As I said before, I mean, the update is what I said, that we're expecting the final approval. We know that Stella Pack is adding another EUR 70 million-EUR 75 million on the top line. We know that from EBITDA point of view is around EUR 8 million, and we have calculated the synergies at EUR 3.5 million at the range in 2 years' time. So these are the numbers. As I said, we just, it's a matter of time, it's a matter of the process. It's true, it's 1.5 year, and we have to, we cannot do anything more than that. We don't have any reasons to believe that something is not working, but it's a matter of time. This is what we have and we know until today.
We also have a question from Moritz Wulff with Discover Capital, and I quote: "What is currently the biggest challenge for you? Thanks.
I don't know whether this is a big challenge, it depends on the category, on the different parts of the business. And it's, I think, as I said, working with our people, we try to make even the biggest challenges manageable from ourselves. And I think at the end of the day, even the biggest challenge, if you have an action plan, is not the, it's not a big challenge anymore. Things that we cannot control can be the biggest challenges for us, right? Whether we have something unexpected, whether we have something that disrupt the market that we operate, like we had a year ago with in the war in Ukraine. These are the things that we cannot control, that sometimes can be the biggest challenges for our team. Nothing more than that.
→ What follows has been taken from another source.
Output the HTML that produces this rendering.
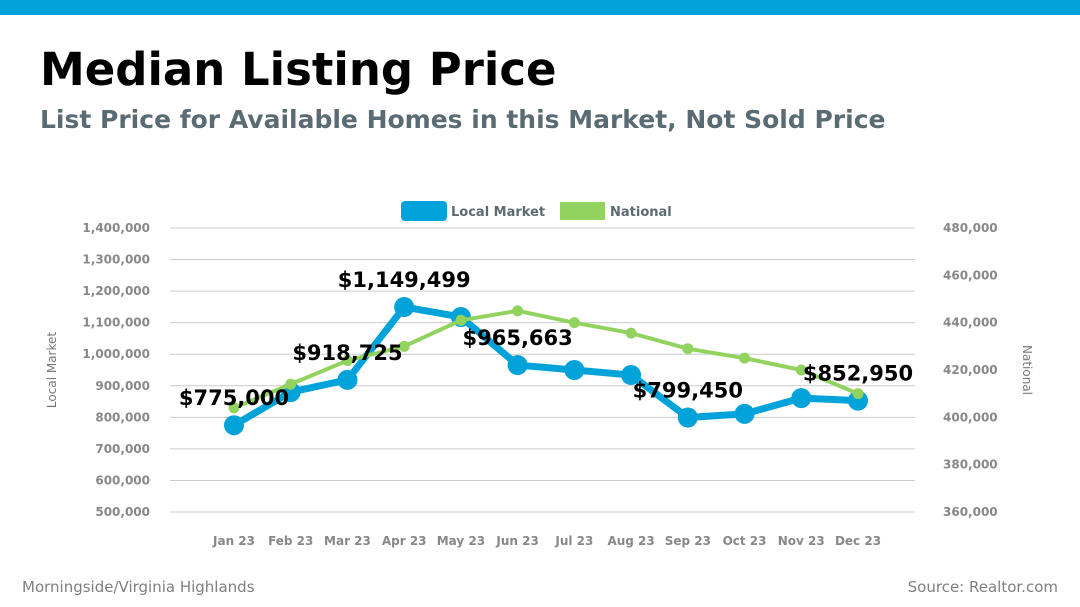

Ladies and gentlemen, there are no further questions at this time. I will now turn the conference over to management for any closing comments. Thank you.
It seems there is another question, as I see on the Q&A.
Thank you, sir. We also have a question from Stelios Morfidis from Proto Thema New Money. Where are you exploring new acquisition opportunities? Are we going to see any acquisition moves in half two? Thank you.
At this moment in time, we are focusing on our current organic growth agenda, plus the Stella acquisition that is upcoming. Other than that, nothing, nothing that... We are always open, but nothing robust in our hands right now.
A new webcast question just came in from Shubhra Aggarwal with Goldman Sachs Asset Management. Can you, and I quote: "Can you please give an update on M&A pipeline and any new potential distribution agreements?
As I said, on the M&A side, there is nothing we can say about apart from Stella, or the new distribution agreements, nothing there as well. As I said, we are working on fewer and bigger and more strategic partnerships, and this is what we are focusing right now. So we're working with our current partner, partners to develop the business and their brands together with them.
Thank you. Ladies and gentlemen, there are no further questions at this time. I will now turn the conference over to management for any closing comments. Thank you.
Nothing from our side, apart from thank you all for participating in our call. Thank you for the questions, thank you for listening, and now we're always open for any further clarifications or any questions. So, our team is at your disposal. Eleni here is ready to accept any requests. So, and, also from my side, as a closure, I would like to thank Kostas for two things. First of all, helping Sarantis to become one of the most successful regional businesses in our sector, in our sector in the region, and of course, helping us, me personally, and Christos and everybody, for this, beautiful and nice transition. Thank you, Kostas.
Thank you, Giannis, for your kind words. Thank you very much. And, all, all my best, all my best for the future to you and to the company.
Thank you, Kostas.
Thank you.
Ladies and gentlemen, the conference is now concluded, and you may disconnect your telephone. Thank you for holding, calling, and have a good afternoon.